General Framework for the Spontaneous Scalarization of Regular Black Holes
Ernesto Contreras, Mikaela Carrasco-Hidalgo, Pedro Bargueño, Arthur G. Suvorov
TL;DR
The paper develops a general framework to study spontaneous scalarization of static, regular black holes sourced by nonlinear electrodynamics using the P-dual formalism to reconstruct the EM sector and a nonminimal scalar coupling with $f(\phi)=e^{-\alpha \phi^2}$. It shows that scalar-free and scalarized BHs can co-exist within a domain bounded by an existence line and a horizon-area constraint, with scalarized solutions being entropically preferred in that region, and provides a concrete worked example on Balart–Vagenas BHs. The method yields explicit scalarized configurations and reveals percent-level imprints on shadows and scalar QNMs, compatible with current EHT and GW observations, thereby offering a general route to test beyond-GR physics in strong-field regimes. The framework is readily extensible to other seed geometries and coupling choices, enabling broad exploration of scalarization in nonlinear electrodynamics-supported spacetimes and potential observational signatures in future data.
Abstract
We investigate the spontaneous scalarization of generic, static, and spherically symmetric regular black holes supported by nonlinear electrodynamics.

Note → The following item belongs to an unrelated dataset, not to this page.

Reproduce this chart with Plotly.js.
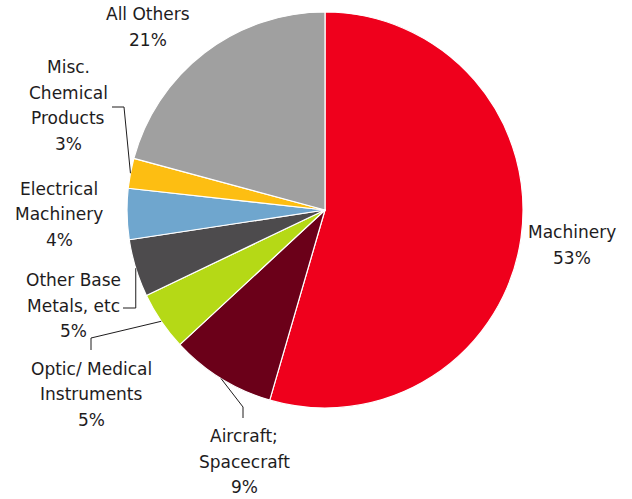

Starting from an arbitrary seed metric, we employ the P-dual formalism to reconstruct the electromagnetic sector and subsequently couple a real scalar field nonminimally. As a worked example, we apply the framework to the regular Balart-Vagenas black hole, showing that scalarized and scalar-free branches can coexist in a region where the scalarized configurations are entropically preferred. We further assess possible observational imprints, finding percent-level deviations in both the shadow size and the fundamental scalar quasi-normal modes ($< 10\%$ for small charge-to-mass ratios), indicating that current electromagnetic and gravitational-wave observations do not rule out these solutions. Our construction thus provides a general route to explore scalarization on top of nonlinear-electrodynamics-supported spacetimes, extending beyond specific Reissner-Nordström-like cases.